So...I don't think I'm exactly the right type of person for short stories. I'm probably too impatient to keep reading to really sit back and absorb each story for what it is, and to really digest what Vonnegut was trying to say in each story. I'm the same way with poetry. Anyway, my reading habits notwithstanding, I still enjoyed this collection, though the stories just sort of live in my head as fleeting images. Each one is just a small glimpse into a different world. I'm often a little dismayed when I come to the end of each story, since I'm the kind of person who always wants to know what happens next, and why these fleeting images can sometimes be unsatisfying. On the other hand, other stories I think are quite well contained in their few pages, and make for a well-rounded story in and of itself. Am I making sense? Probably not.

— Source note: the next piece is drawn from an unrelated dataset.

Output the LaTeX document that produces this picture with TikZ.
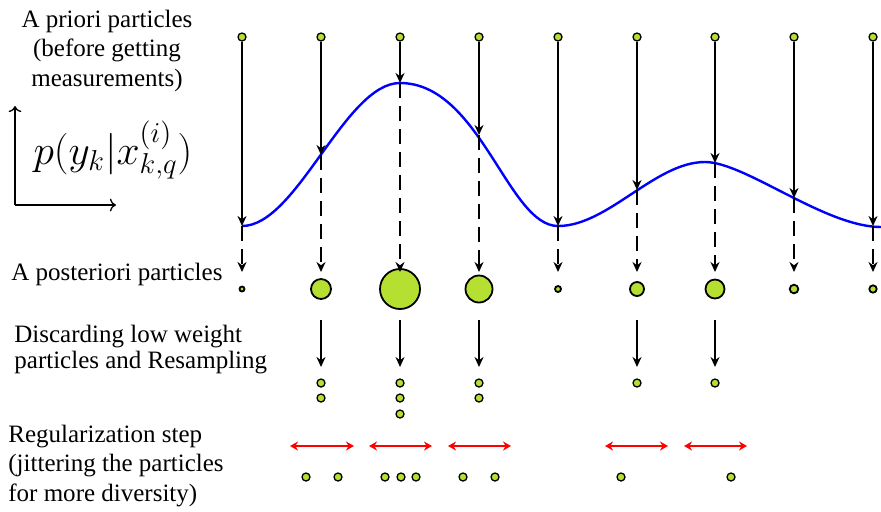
\documentclass[tikz,border=0pt]{standalone}
\usepackage{fontspec}
\setmainfont{Liberation Serif}
\newfontfamily\labelfont{Liberation Serif}
\usetikzlibrary{arrows.meta}
\definecolor{partgreen}{RGB}{181,224,50}
\definecolor{pdfblue}{RGB}{0,0,255}
\definecolor{jitred}{RGB}{255,0,0}

\begin{document}
\begin{tikzpicture}[x=0.5pt, y=-0.5pt]
    \tikzstyle{every node}=[align=center];
    \tikzstyle{txt} = [inner sep=0, font=\labelfont\fontsize{12.5}{14.6}\selectfont]
    \tikzstyle{particle} = [circle, draw, line width=0.65pt, fill=partgreen, inner sep=0, minimum size=4pt]
    \tikzstyle{posterior} = [circle, draw, line width=0.9pt, fill=partgreen, inner sep=0]
    \tikzstyle{flow} = [-{Stealth[length=5pt, width=4.5pt]}, line width=1pt]
    \tikzstyle{weighting} = [flow, dash pattern=on 7.5pt off 4pt]
    \tikzstyle{jitter} = [{Stealth[length=4pt, width=4.5pt]}-{Stealth[length=4pt, width=4.5pt]}, line width=1pt, draw=jitred]
    \tikzstyle{axis} = [->, line width=0.65pt]
    \tikzstyle{density} = [draw=pdfblue, line width=1.2pt]

    \useasboundingbox (0,0) rectangle (881,511);

    % left column texts
    \node[txt, anchor=north] (PrioriText) at (107,10) {A priori particles \\ (before getting \\ measurements)};
    \node[txt, font=\fontsize{20}{24}\selectfont] (Likelihood) at (113,150) {$p(y_k\big|x^{(i)}_{k,q})$};
    \node[txt, anchor=base west] (PosterioriText) at (11,280) {A posteriori particles};
    \node[txt, anchor=north west, align=left] (ResampleText) at (14,325) {Discarding low weight \\[-1.5pt] particles and Resampling};
    \node[txt, anchor=north west, align=left] (RegularText) at (8,425) {Regularization step \\ (jittering the particles \\ for more diversity)};

    \coordinate (Origin) at (15,205);
    \coordinate (YEnd) at (15,106);
    \coordinate (XEnd) at (116,205);
    \draw[axis] (Origin) -- (YEnd);
    \draw[axis] (Origin) -- (XEnd);

    % likelihood curve
    \draw[density] (242,226) .. controls (297,226) and (345,83) .. (400,83)
        .. controls (480,83) and (508,226) .. (558,226)
        .. controls (608,226) and (655,162) .. (705,162)
        .. controls (745,162) and (825,227) .. (881,227);

    % a priori particles
    \node[particle] (Prior1) at (242,37) {};
    \node[particle] (Prior2) at (321,37) {};
    \node[particle] (Prior3) at (400,37) {};
    \node[particle] (Prior4) at (479,37) {};
    \node[particle] (Prior5) at (558,37) {};
    \node[particle] (Prior6) at (637,37) {};
    \node[particle] (Prior7) at (715,37) {};
    \node[particle] (Prior8) at (794,37) {};
    \node[particle] (Prior9) at (873,37) {};

    \coordinate (Curve1) at (242,226);
    \coordinate (Curve2) at (321,155);
    \coordinate (Curve3) at (400,83);
    \coordinate (Curve4) at (479,135);
    \coordinate (Curve5) at (558,226);
    \coordinate (Curve6) at (637,190);
    \coordinate (Curve7) at (715,163);
    \coordinate (Curve8) at (794,198);
    \coordinate (Curve9) at (873,226);

    % a posteriori particles
    \node[posterior, minimum size=2.5pt] (Post1) at (242,289) {};
    \node[posterior, minimum size=10pt] (Post2) at (321,289) {};
    \node[posterior, minimum size=20pt] (Post3) at (400,289) {};
    \node[posterior, minimum size=13.5pt] (Post4) at (479,289) {};
    \node[posterior, minimum size=3pt] (Post5) at (558,289) {};
    \node[posterior, minimum size=7pt] (Post6) at (637,289) {};
    \node[posterior, minimum size=9.5pt] (Post7) at (715,289) {};
    \node[posterior, minimum size=4.3pt] (Post8) at (794,289) {};
    \node[posterior, minimum size=3.7pt] (Post9) at (873,289) {};

    \coordinate (Tip1) at (242,272);
    \coordinate (Tip2) at (321,272);
    \coordinate (Tip3) at (400,272);
    \coordinate (Tip4) at (479,272);
    \coordinate (Tip5) at (558,272);
    \coordinate (Tip6) at (637,272);
    \coordinate (Tip7) at (715,272);
    \coordinate (Tip8) at (794,272);
    \coordinate (Tip9) at (873,272);

    \draw[flow] (Prior1) -- (Curve1);
    \draw[flow] (Prior2) -- (Curve2);
    \draw[flow] (Prior3) -- (Curve3);
    \draw[flow] (Prior4) -- (Curve4);
    \draw[flow] (Prior5) -- (Curve5);
    \draw[flow] (Prior6) -- (Curve6);
    \draw[flow] (Prior7) -- (Curve7);
    \draw[flow] (Prior8) -- (Curve8);
    \draw[flow] (Prior9) -- (Curve9);

    \draw[weighting] (Curve1) -- (Tip1);
    \draw[weighting] (Curve2) -- (Tip2);
    \draw[weighting] (Curve3) -- (Tip3);
    \draw[weighting] (Curve4) -- (Tip4);
    \draw[weighting] (Curve5) -- (Tip5);
    \draw[weighting] (Curve6) -- (Tip6);
    \draw[weighting] (Curve7) -- (Tip7);
    \draw[weighting] (Curve8) -- (Tip8);
    \draw[weighting] (Curve9) -- (Tip9);

    % resampling
    \coordinate (From2) at (321,320);  \coordinate (To2) at (321,367);
    \coordinate (From3) at (400,320);  \coordinate (To3) at (400,367);
    \coordinate (From4) at (479,320);  \coordinate (To4) at (479,367);
    \coordinate (From6) at (637,320);  \coordinate (To6) at (637,367);
    \coordinate (From7) at (715,320);  \coordinate (To7) at (715,367);
    \draw[flow] (From2) -- (To2);
    \draw[flow] (From3) -- (To3);
    \draw[flow] (From4) -- (To4);
    \draw[flow] (From6) -- (To6);
    \draw[flow] (From7) -- (To7);

    \node[particle] (Res2a) at (321,383) {};
    \node[particle] (Res2b) at (321,398) {};
    \node[particle] (Res3a) at (400,383) {};
    \node[particle] (Res3b) at (400,398) {};
    \node[particle] (Res3c) at (400,414) {};
    \node[particle] (Res4a) at (479,383) {};
    \node[particle] (Res4b) at (479,398) {};
    \node[particle] (Res6a) at (637,383) {};
    \node[particle] (Res7a) at (715,383) {};

    % regularization
    \coordinate (JitL2) at (290,446);  \coordinate (JitR2) at (354,446);
    \coordinate (JitL3) at (369,446);  \coordinate (JitR3) at (432,446);
    \coordinate (JitL4) at (448,446);  \coordinate (JitR4) at (511,446);
    \coordinate (JitL6) at (605,446);  \coordinate (JitR6) at (668,446);
    \coordinate (JitL7) at (684,446);  \coordinate (JitR7) at (747,446);
    \draw[jitter] (JitL2) -- (JitR2);
    \draw[jitter] (JitL3) -- (JitR3);
    \draw[jitter] (JitL4) -- (JitR4);
    \draw[jitter] (JitL6) -- (JitR6);
    \draw[jitter] (JitL7) -- (JitR7);

    \node[particle] (Reg2a) at (306,477) {};
    \node[particle] (Reg2b) at (338,477) {};
    \node[particle] (Reg3a) at (385,477) {};
    \node[particle] (Reg3b) at (401,477) {};
    \node[particle] (Reg3c) at (416,477) {};
    \node[particle] (Reg4a) at (463,477) {};
    \node[particle] (Reg4b) at (495,477) {};
    \node[particle] (Reg6a) at (621,477) {};
    \node[particle] (Reg7a) at (731,477) {};

\end{tikzpicture}
\end{document}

I still can't think of a good way to describe Vonnegut. He seems to defy classification, and the stories contained in "Welcome to the Monkey House" agree. Perhaps it's just my lack of willingness to put the time into fully analyzing it, but I don't sense an overarching theme to the collection - as I said, in my mind, they're just a series of disjointed images. Each one does just as well on its own as it does in a collection, I'd imagine. I was surprised to learn that I'd also read one of the stories too; in a high school lit class, we read "Harrison Bergeron," and here I'd thought that I'd never read Vonnegut before recently. Ah well - it was still a good story the second time around. I appreciate how Vonnegut writes everything so matter-of-factly. He doesn't blink an eye in describing the worlds he's created - where people 130 years old are considered young, where supercomputers can write poetry, a world where everything is equal. He never seems to judge these worlds outright - he just tells you what they are and lets you make up your own mind about them. Man...now I wish I'd gone to hear him speak in Madison.

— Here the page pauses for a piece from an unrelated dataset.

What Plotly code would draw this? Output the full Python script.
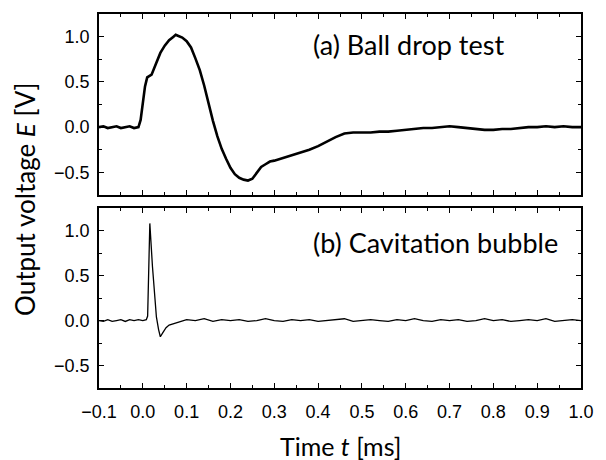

Anyway, it's a good collection of stories, but I'll probably end up sticking with novels for awhile. It's surprising the different mind set you need to read something like this.

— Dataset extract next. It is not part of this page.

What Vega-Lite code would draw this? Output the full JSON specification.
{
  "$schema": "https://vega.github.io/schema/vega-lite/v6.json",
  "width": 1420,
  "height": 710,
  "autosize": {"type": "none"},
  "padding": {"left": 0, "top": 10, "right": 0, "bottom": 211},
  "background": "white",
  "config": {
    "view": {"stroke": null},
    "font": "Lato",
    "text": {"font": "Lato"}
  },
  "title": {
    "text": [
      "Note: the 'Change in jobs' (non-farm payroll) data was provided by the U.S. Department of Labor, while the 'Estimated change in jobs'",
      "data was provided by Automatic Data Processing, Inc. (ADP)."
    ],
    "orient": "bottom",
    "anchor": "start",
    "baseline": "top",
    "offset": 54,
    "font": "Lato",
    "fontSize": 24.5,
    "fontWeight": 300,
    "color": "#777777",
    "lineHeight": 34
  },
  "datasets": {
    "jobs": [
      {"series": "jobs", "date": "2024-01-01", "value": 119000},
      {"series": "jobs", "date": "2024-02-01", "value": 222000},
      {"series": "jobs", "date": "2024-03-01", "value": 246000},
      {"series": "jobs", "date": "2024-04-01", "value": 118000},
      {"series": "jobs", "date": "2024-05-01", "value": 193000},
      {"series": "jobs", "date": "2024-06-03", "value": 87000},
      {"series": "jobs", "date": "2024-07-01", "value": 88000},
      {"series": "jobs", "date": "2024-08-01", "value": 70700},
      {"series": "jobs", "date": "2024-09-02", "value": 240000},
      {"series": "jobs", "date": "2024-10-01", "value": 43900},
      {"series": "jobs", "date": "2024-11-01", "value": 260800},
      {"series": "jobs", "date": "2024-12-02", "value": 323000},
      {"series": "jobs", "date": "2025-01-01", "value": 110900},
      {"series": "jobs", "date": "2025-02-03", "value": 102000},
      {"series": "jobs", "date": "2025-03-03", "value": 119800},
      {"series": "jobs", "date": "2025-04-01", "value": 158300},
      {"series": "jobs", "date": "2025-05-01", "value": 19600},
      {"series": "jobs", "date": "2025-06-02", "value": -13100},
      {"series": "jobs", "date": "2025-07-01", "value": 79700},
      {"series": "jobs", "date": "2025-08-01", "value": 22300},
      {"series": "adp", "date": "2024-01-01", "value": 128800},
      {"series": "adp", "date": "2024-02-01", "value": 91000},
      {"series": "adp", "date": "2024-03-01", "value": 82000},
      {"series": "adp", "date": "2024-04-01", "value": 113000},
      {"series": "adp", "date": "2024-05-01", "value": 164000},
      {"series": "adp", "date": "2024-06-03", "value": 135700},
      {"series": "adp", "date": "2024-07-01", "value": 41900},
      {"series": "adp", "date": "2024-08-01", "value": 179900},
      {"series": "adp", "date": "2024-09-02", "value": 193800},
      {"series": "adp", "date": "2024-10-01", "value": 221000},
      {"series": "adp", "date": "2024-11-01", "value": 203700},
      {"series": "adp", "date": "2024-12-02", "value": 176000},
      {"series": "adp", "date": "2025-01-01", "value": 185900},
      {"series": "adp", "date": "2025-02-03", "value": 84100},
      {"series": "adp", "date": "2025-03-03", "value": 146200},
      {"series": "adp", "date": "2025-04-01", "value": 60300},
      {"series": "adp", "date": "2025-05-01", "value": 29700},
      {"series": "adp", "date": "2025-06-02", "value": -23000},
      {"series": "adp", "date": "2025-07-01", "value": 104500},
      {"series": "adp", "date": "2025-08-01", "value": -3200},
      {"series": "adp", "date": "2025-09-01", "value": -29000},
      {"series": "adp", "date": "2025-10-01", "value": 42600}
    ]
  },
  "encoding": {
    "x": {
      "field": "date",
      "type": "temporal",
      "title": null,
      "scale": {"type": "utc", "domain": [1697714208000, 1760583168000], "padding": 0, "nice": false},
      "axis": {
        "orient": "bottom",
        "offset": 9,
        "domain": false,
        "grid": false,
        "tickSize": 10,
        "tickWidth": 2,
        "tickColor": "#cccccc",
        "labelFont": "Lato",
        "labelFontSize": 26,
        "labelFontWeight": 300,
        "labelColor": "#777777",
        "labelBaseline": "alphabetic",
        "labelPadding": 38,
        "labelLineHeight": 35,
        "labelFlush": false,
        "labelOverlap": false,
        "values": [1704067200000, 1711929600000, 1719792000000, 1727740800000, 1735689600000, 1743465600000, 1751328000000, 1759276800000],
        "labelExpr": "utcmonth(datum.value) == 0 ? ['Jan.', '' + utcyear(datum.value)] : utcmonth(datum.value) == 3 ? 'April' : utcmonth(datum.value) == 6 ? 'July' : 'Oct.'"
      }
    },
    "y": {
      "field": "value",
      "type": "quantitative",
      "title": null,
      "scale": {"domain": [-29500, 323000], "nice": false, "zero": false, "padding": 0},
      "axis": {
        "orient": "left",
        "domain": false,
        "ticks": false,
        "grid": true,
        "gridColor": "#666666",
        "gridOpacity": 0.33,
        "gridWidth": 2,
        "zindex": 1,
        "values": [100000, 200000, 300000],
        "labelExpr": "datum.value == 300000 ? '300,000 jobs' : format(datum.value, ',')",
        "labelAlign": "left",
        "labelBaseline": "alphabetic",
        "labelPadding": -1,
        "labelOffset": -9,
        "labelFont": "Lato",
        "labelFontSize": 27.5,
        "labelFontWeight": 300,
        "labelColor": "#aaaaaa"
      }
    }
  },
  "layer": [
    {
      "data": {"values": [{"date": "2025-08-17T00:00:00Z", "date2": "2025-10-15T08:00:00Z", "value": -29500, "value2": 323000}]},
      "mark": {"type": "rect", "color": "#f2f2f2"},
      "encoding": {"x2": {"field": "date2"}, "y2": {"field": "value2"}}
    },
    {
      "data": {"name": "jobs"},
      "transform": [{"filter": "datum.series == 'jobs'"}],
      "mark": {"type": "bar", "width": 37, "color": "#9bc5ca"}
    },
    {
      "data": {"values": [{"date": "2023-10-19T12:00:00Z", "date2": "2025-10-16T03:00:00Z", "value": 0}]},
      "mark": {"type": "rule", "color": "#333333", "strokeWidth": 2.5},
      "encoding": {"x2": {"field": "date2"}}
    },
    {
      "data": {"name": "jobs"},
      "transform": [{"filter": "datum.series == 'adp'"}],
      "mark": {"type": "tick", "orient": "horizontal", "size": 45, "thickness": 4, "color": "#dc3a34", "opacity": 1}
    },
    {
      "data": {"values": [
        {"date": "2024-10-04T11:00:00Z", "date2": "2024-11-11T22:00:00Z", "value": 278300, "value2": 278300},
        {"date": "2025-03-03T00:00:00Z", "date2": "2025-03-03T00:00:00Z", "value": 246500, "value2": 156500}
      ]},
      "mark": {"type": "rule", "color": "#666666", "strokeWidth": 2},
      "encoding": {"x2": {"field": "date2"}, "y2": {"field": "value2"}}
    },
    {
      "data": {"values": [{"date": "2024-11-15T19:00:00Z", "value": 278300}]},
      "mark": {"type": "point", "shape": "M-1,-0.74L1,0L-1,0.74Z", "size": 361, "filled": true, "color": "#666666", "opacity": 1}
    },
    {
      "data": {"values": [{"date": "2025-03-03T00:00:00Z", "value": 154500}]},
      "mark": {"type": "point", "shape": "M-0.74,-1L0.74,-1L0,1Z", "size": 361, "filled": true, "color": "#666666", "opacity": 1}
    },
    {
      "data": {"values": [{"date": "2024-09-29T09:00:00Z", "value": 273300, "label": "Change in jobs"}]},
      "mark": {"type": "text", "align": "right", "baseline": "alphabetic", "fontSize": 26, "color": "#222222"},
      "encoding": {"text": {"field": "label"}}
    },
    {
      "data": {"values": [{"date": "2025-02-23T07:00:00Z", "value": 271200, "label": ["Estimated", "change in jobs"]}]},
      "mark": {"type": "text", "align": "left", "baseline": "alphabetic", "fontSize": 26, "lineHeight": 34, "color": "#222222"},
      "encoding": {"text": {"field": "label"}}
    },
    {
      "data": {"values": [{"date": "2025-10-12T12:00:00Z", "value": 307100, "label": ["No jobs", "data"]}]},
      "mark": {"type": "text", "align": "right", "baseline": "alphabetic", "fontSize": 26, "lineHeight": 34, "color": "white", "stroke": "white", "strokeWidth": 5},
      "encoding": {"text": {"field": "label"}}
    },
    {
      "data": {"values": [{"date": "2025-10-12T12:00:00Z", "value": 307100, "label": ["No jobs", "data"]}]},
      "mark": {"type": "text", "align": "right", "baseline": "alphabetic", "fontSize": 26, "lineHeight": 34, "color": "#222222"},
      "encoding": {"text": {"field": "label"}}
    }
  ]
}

For some reason, I find it harder to read short stories than actual novel, perhaps because I want to know what happens next and with short stories, there isn't much "next." That being said, each of these stories has something different to offer, whether it's a moral or something just for entertainment value. Each of them got me thinking in some way. I especially enjoy Vonnegut's futuristic stories, probably because "Harrison Bergeron" was the first one I read because it was part of the curriculum for a class I taught a while back, and that story made me want to read Vonnegut's other works. Besides the more sci-fi oriented or futuristic stories, I really enjoyed "Long Walk to Forever" and "Who Am I This Time?" which were more like mini-love stories and didn't quite fit the theme of some of Vonnegut's other works in this collection. All in all, there is something for everyone here.